Let $Z$ be a linear subspace in $X^*$, the dual space of $X$, where $X$ is a normed linear space. We define $$Z_ \bot = \{x \in X : \phi(x) = 0, \forall \phi \in Z \}. \quad (I)$$
Now, I have to prove that for any closed subspace $Y$ in $X$, $(Y^ \bot )_ \bot = Y.$ Where, $ Y ^ \bot$ is the annihilator or orthogonal complement of $Y$. That is, $ Y ^\bot = \{ \phi \in X^*: \phi(y) =0, \forall y \in Y\}$.
Well, my idea is to show that the two sides are subsets of each other: $(Y^ \bot )_ \bot \subseteq Y$ and $Y \subseteq (Y^ \bot )_ \bot$.

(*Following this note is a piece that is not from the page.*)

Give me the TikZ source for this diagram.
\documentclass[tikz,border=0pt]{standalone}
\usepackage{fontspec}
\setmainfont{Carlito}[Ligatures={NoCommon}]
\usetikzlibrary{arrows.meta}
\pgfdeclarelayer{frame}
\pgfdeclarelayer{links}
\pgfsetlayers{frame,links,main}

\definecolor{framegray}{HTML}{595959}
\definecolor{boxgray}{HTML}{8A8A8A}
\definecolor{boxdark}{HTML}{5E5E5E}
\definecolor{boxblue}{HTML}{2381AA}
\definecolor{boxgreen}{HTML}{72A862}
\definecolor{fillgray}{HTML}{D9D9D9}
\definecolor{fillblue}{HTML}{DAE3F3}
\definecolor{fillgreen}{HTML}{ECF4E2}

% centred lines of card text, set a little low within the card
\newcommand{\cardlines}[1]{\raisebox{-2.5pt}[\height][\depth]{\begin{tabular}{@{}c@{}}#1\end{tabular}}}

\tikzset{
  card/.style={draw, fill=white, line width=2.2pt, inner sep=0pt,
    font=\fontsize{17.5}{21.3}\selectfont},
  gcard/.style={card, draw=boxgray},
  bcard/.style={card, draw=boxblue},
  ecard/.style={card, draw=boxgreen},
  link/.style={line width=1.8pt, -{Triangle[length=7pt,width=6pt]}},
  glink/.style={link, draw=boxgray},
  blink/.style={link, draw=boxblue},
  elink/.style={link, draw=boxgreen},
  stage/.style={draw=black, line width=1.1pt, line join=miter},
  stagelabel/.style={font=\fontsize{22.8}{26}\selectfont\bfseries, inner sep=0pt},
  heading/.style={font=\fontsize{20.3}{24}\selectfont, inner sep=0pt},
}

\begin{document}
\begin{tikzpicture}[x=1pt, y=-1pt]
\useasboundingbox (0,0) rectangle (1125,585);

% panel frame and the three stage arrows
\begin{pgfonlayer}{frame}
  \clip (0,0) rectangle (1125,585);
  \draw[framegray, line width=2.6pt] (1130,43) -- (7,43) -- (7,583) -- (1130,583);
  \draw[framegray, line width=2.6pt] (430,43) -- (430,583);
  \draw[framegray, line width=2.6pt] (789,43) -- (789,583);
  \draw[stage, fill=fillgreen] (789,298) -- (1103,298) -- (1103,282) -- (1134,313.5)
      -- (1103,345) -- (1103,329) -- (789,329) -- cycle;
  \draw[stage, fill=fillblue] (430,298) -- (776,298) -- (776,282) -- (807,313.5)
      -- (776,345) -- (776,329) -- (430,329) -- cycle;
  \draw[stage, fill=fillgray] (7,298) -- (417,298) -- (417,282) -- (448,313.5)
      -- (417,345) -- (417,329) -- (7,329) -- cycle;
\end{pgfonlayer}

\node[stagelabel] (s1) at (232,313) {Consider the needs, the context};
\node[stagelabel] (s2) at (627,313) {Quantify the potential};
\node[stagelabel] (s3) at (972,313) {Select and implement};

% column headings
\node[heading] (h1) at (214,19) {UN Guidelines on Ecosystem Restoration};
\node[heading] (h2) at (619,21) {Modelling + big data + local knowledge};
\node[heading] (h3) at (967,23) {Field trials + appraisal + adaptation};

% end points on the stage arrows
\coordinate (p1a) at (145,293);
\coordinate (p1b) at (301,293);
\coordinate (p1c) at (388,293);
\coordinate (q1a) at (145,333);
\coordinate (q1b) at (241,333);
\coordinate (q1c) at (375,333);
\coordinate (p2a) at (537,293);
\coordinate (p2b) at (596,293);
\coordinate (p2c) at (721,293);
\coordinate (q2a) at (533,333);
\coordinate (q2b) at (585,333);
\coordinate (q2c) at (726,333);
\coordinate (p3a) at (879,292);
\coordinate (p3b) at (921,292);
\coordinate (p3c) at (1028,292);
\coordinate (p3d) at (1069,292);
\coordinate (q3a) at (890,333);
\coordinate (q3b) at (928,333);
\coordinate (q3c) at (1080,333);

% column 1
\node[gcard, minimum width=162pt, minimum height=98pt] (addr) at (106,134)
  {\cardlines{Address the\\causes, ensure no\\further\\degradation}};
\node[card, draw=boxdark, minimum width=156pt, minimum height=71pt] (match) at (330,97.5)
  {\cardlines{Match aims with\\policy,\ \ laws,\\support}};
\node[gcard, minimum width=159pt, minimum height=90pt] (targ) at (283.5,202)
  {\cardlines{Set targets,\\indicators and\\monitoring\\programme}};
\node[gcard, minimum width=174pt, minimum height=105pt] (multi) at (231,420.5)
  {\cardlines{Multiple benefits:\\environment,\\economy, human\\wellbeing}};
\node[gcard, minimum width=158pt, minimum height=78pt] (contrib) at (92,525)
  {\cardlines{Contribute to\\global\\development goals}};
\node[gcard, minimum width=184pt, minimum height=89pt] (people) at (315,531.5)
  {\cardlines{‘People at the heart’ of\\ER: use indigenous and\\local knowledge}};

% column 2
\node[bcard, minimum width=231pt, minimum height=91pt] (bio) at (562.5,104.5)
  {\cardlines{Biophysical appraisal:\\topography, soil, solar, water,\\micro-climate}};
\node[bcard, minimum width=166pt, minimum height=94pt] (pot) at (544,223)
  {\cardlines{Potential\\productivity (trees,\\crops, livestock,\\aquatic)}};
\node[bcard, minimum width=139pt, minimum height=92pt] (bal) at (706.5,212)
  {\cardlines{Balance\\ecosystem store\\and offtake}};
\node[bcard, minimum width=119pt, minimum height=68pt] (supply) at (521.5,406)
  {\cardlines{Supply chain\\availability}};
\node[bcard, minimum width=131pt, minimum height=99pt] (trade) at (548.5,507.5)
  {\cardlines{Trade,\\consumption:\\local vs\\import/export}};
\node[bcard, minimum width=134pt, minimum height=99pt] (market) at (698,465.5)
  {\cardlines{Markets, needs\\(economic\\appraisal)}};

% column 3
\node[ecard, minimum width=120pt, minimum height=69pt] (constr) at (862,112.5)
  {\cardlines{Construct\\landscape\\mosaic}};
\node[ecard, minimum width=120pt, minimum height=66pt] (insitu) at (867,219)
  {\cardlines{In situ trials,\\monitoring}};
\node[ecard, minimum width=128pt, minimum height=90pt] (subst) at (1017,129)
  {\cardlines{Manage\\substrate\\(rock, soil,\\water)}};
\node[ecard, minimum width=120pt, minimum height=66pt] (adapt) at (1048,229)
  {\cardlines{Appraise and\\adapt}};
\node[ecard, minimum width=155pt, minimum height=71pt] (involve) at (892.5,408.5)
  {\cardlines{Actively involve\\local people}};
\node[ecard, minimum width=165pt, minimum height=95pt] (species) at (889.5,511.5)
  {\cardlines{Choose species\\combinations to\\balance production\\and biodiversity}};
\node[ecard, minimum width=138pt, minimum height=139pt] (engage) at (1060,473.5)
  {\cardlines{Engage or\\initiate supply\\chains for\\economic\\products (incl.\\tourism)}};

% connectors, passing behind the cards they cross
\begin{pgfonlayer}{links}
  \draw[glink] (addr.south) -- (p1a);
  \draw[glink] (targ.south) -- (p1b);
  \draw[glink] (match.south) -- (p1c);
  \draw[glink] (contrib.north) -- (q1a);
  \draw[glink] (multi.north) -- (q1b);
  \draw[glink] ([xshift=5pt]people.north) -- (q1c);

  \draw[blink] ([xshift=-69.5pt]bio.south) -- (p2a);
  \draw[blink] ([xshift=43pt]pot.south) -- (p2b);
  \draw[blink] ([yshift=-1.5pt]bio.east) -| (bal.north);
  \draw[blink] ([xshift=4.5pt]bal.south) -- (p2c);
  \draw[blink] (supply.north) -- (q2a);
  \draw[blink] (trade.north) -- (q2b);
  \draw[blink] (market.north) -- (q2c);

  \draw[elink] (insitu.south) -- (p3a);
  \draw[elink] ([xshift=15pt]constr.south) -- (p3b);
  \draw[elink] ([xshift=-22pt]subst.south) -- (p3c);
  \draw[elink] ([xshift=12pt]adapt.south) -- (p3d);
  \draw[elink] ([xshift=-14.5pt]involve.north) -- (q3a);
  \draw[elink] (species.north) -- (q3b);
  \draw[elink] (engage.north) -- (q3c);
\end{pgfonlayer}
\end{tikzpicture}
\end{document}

We know that $Y^ \bot$ is indeed a subspace of $X^*$. Thus, we can plug in $Y^ \bot$ as $Z$ in the definition (I), and form $$(Y^ \bot )_ \bot = \{x \in X, \phi(x) = 0, \forall \phi \in Y^\bot \} \quad (II).$$ Now, let's pick an arbitrary $y \in Y$ and an arbitrary $\psi \in Y ^\bot$. Obviously, $y$ satisfies the conditions in (II). Thus, we have $ y \in (Y^ \bot )_ \bot. $ Thus, $Y \subseteq (Y^ \bot )_ \bot$. Am I right so far? This whole conclusion, though obvious, seems a bit cyclic to me.
Also, I have difficulty in the proof of the inverse direction. That is, to show that if $ y \in (Y^ \bot )_ \bot $, then $y \in Y.$ Plus, and perhaps more importantly, where should I use the closedness of $Y$? Thanks for any help.